» Task to complete
Skip the pictures. Set down, word for word, the lines from the start of the material up to and including the line with "const yticks = [-5, 0, 5, 10, 15, 20, 25, 30];".

» Dataset excerpt
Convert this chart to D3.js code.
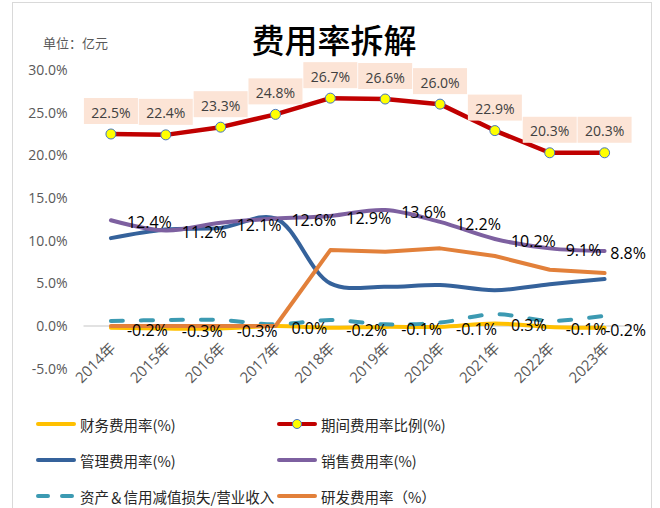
<!DOCTYPE html>
<html>
<head>
<meta charset="utf-8">
<script src="https://cdn.jsdelivr.net/npm/d3@7"></script>
<style>
  body { margin: 0; background: #fff; }
  text { font-family: "Open Sans", "Noto Sans CJK SC", sans-serif; }
</style>
</head>
<body>
<svg id="chart"></svg>
<script>
// 数据
const years = ['2014年','2015年','2016年','2017年','2018年','2019年','2020年','2021年','2022年','2023年'];
const finance = [-0.2, -0.3, -0.3, 0.0, -0.2, -0.1, -0.1, 0.3, -0.1, -0.2];
const period = [22.5, 22.4, 23.3, 24.8, 26.7, 26.6, 26.0, 22.9, 20.3, 20.3];
const admin = [10.3, 11.3, 11.5, 12.6, 5.0, 4.6, 4.8, 4.2, 4.9, 5.5];
const sales = [12.4, 11.2, 12.1, 12.6, 12.9, 13.6, 12.2, 10.2, 9.1, 8.8];
const impair = [0.6, 0.7, 0.7, 0.2, 0.7, 0.2, 0.4, 1.4, 0.6, 1.2];
const rnd = [0.0, 0.0, 0.0, 0.0, 8.9, 8.7, 9.1, 8.2, 6.6, 6.2];
const yticks = [-5, 0, 5, 10, 15, 20, 25, 30];

const series = [
    {name: '财务费用率(%)', values: finance, color: '#FFC000', curve: 'smooth'},
    {name: '期间费用率比例(%)', values: period, color: '#C00000', curve: 'linear', marker: true},
    {name: '管理费用率(%)', values: admin, color: '#35629B', curve: 'smooth'},
    {name: '销售费用率(%)', values: sales, color: '#7D60A0', curve: 'smooth'},
    {name: '资产＆信用减值损失/营业收入', values: impair, color: '#3C9AB2', curve: 'smooth', dash: true},
    {name: '研发费用率（%）', values: rnd, color: '#E2803A', curve: 'linear'},
];

class FeeChart {
    constructor(config) {
        this.config = {
            parent: config.parent,
            width: config.width || 660,
            height: config.height || 508,
            left: 83.5, right: 632, top: 70, bottom: 368.7
        };
        this.init();
    }

    init() {
        let self = this;
        const c = self.config;
        self.svg = d3.select(c.parent)
            .attr('width', c.width)
            .attr('height', c.height);

        // 外框
        self.svg.append('rect')
            .attr('x', 12.5).attr('y', 2.5)
            .attr('width', 639).attr('height', 520)
            .attr('fill', '#fff')
            .attr('stroke', '#d9d9d9');

        self.xscale = d3.scalePoint()
            .domain(years)
            .range([c.left, c.right])
            .padding(0.5);
        self.yscale = d3.scaleLinear()
            .domain([-5, 30])
            .range([c.bottom, c.top]);

        self.svg.append('text')
            .attr('x', 334).attr('y', 39)
            .attr('text-anchor', 'middle')
            .attr('dominant-baseline', 'central')
            .style('font-family', '"Noto Sans CJK SC"')
            .style('font-size', '33px')
            .style('font-weight', 500)
            .attr('fill', '#000')
            .text('费用率拆解');

        self.svg.append('text')
            .attr('x', 43).attr('y', 42)
            .attr('dominant-baseline', 'central')
            .style('font-family', '"Noto Sans CJK SC"')
            .style('font-size', '13px')
            .attr('fill', '#595959')
            .text('单位：亿元');

        self.render();
    }

    render() {
        let self = this;
        const c = self.config;
        const x = self.xscale, y = self.yscale;
        const curves = {
            smooth: d3.curveCatmullRom.alpha(0.5),
            linear: d3.curveLinear
        };

        const yaxis = d3.axisLeft(y)
            .tickValues(yticks)
            .tickSize(0)
            .tickPadding(16)
            .tickFormat(d => d.toFixed(1) + '%');
        const yg = self.svg.append('g')
            .attr('transform', `translate(${c.left}, 0)`)
            .call(yaxis);
        yg.select('.domain').remove();
        yg.selectAll('text')
            .style('font-size', '14px')
            .attr('fill', '#595959');

        const xaxis = d3.axisBottom(x).tickSize(0).tickSizeOuter(0);
        const xg = self.svg.append('g')
            .attr('transform', `translate(0, ${y(0)})`)
            .call(xaxis);
        xg.select('.domain')
            .attr('stroke', '#d9d9d9')
            .attr('stroke-width', 1.5)
            .attr('d', `M${c.left},0H${c.right}`);
        xg.selectAll('text')
            .attr('text-anchor', 'end')
            .attr('dy', 0)
            .attr('transform', 'translate(3, 21) rotate(-45)')
            .style('font-size', '15px')
            .attr('fill', '#595959');

        const lines = self.svg.append('g');
        series.forEach(s => {
            const line = d3.line()
                .x((d, i) => x(years[i]))
                .y(d => y(d))
                .curve(curves[s.curve]);
            lines.append('path')
                .datum(s.values)
                .attr('d', line)
                .attr('fill', 'none')
                .attr('stroke', s.color)
                .attr('stroke-width', s.marker ? 4.5 : 4)
                .attr('stroke-linecap', 'round')
                .attr('stroke-linejoin', 'round')
                .attr('stroke-dasharray', s.dash ? '12,18' : null);
        });

        // 期间费用率标记
        lines.selectAll('circle')
            .data(period)
            .join('circle')
            .attr('cx', (d, i) => x(years[i]))
            .attr('cy', d => y(d))
            .attr('r', 5)
            .attr('fill', '#FFFF00')
            .attr('stroke', '#4472C4')
            .attr('stroke-width', 1);

        // 期间费用率标签框
        const boxes = self.svg.append('g').selectAll('g')
            .data(period)
            .join('g')
            .attr('transform', (d, i) => `translate(${x(years[i])}, ${y(d) - 23})`);
        boxes.append('rect')
            .attr('x', -27).attr('y', -13)
            .attr('width', 54).attr('height', 26)
            .attr('fill', '#FCE4D6');
        boxes.append('text')
            .attr('text-anchor', 'middle')
            .attr('y', 1)
            .attr('dominant-baseline', 'central')
            .style('font-size', '14px')
            .attr('fill', '#404040')
            .text(d => d.toFixed(1) + '%');

        // 销售、财务费用率标签（右侧）
        [sales, finance].forEach(vals => {
            self.svg.append('g').selectAll('text')
                .data(vals)
                .join('text')
                .attr('x', (d, i) => i === vals.length - 1 ? 646 : x(years[i]) + 16)
                .attr('y', d => y(d) + 2)
                .attr('text-anchor', (d, i) => i === vals.length - 1 ? 'end' : 'start')
                .attr('dominant-baseline', 'central')
                .style('font-size', '16px')
                .attr('fill', '#000')
                .text(d => d.toFixed(1) + '%');
        });

        // 图例
        const legend = self.svg.append('g');
        series.forEach((s, i) => {
            const lx = i % 2 === 0 ? 36 : 277;
            const ly = 424 + Math.floor(i / 2) * 36;
            const item = legend.append('g').attr('transform', `translate(${lx}, ${ly})`);
            item.append('line')
                .attr('x1', 2).attr('x2', 38)
                .attr('stroke', s.color)
                .attr('stroke-width', 4)
                .attr('stroke-linecap', 'round')
                .attr('stroke-dasharray', s.dash ? '10,14' : null);
            if (s.marker) {
                item.append('circle')
                    .attr('cx', 20).attr('r', 4.5)
                    .attr('fill', '#FFFF00')
                    .attr('stroke', '#4472C4');
            }
            item.append('text')
                .attr('x', 44)
                .attr('dominant-baseline', 'central')
                .style('font-family', '"Noto Sans CJK SC"')
                .style('font-size', '14.5px')
                .attr('fill', '#262626')
                .text(s.name);
        });
    }
}

new FeeChart({parent: '#chart', width: 660, height: 508});
</script>
</body>
</html>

» Correct response
Convert this chart to D3.js code.
<!DOCTYPE html>
<html>
<head>
<meta charset="utf-8">
<script src="https://cdn.jsdelivr.net/npm/d3@7"></script>
<style>
  body { margin: 0; background: #fff; }
  text { font-family: "Open Sans", "Noto Sans CJK SC", sans-serif; }
</style>
</head>
<body>
<svg id="chart"></svg>
<script>
// 数据
const years = ['2014年','2015年','2016年','2017年','2018年','2019年','2020年','2021年','2022年','2023年'];
const finance = [-0.2, -0.3, -0.3, 0.0, -0.2, -0.1, -0.1, 0.3, -0.1, -0.2];
const period = [22.5, 22.4, 23.3, 24.8, 26.7, 26.6, 26.0, 22.9, 20.3, 20.3];
const admin = [10.3, 11.3, 11.5, 12.6, 5.0, 4.6, 4.8, 4.2, 4.9, 5.5];
const sales = [12.4, 11.2, 12.1, 12.6, 12.9, 13.6, 12.2, 10.2, 9.1, 8.8];
const impair = [0.6, 0.7, 0.7, 0.2, 0.7, 0.2, 0.4, 1.4, 0.6, 1.2];
const rnd = [0.0, 0.0, 0.0, 0.0, 8.9, 8.7, 9.1, 8.2, 6.6, 6.2];
const yticks = [-5, 0, 5, 10, 15, 20, 25, 30];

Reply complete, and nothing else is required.